Metabolism of 9-Beta-D-Arabinofuranosylhypoxanthine and 9-Beta-D-Arabinofuranosyladenine in L5178y Mouse Lymphoma Cells

Abstract

Both 9-β-D-arabinofuranosyladenine (araA) and 9-β-D-arabinofuranosylhypoxanthine (araHx) reduce the proliferation of L5178y mouse lymphoma cells at concentrations of 0.78 and 31.4 μM, respectively, to 50% in dose-response experiments. Simultaneous administration of araA and araHx produces an additive effect, while araHx as well as araA in combination with 9-β-D-arabinofuranosylguanine yield a pronounced antagonism. Intracellularly, 24% of the araA is deaminated to araHx which is subsequently phosphorylated to 9-β-D-arabinofuranosylinosine 5’-triphosphate (araITP). The remaining araA is completely phosphorylated to 9-β-D-arabinofuranosyladenine-triphosphate (araATP). After incubation of the cells with araA or araHx no 9-β-D-arabinofuranosylguanine 5’-monophosphate (araGMP) could be detected intracellularly. Incorporation studies in vivo revealed that thymidine incorporation to DNA is strongly reduced in the presence of araHx, while RNA and protein synthesis are only slightly affected by the compound.

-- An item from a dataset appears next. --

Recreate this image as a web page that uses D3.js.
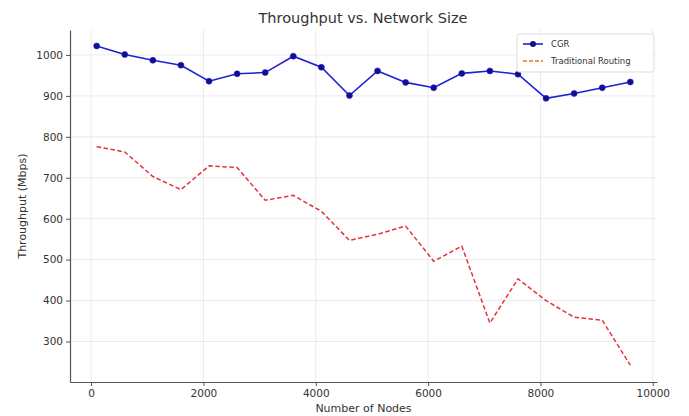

In in vitro studies with DNA polymerases from L5178y cells, it was established that aralTP strongly inhibits DNA polymerase α, while DNA polymerase β activity is less sensitively affected. The aralTP-caused inhibition is of the competitive type with respect to deoxyadenosine-triphosphate. From both the in vivo and the in vitro studies we conclude, that after exogenously supplied araA two ultimate active metabolites are formed: araATP and aralTP. We have no indication for a conversion to araGMP.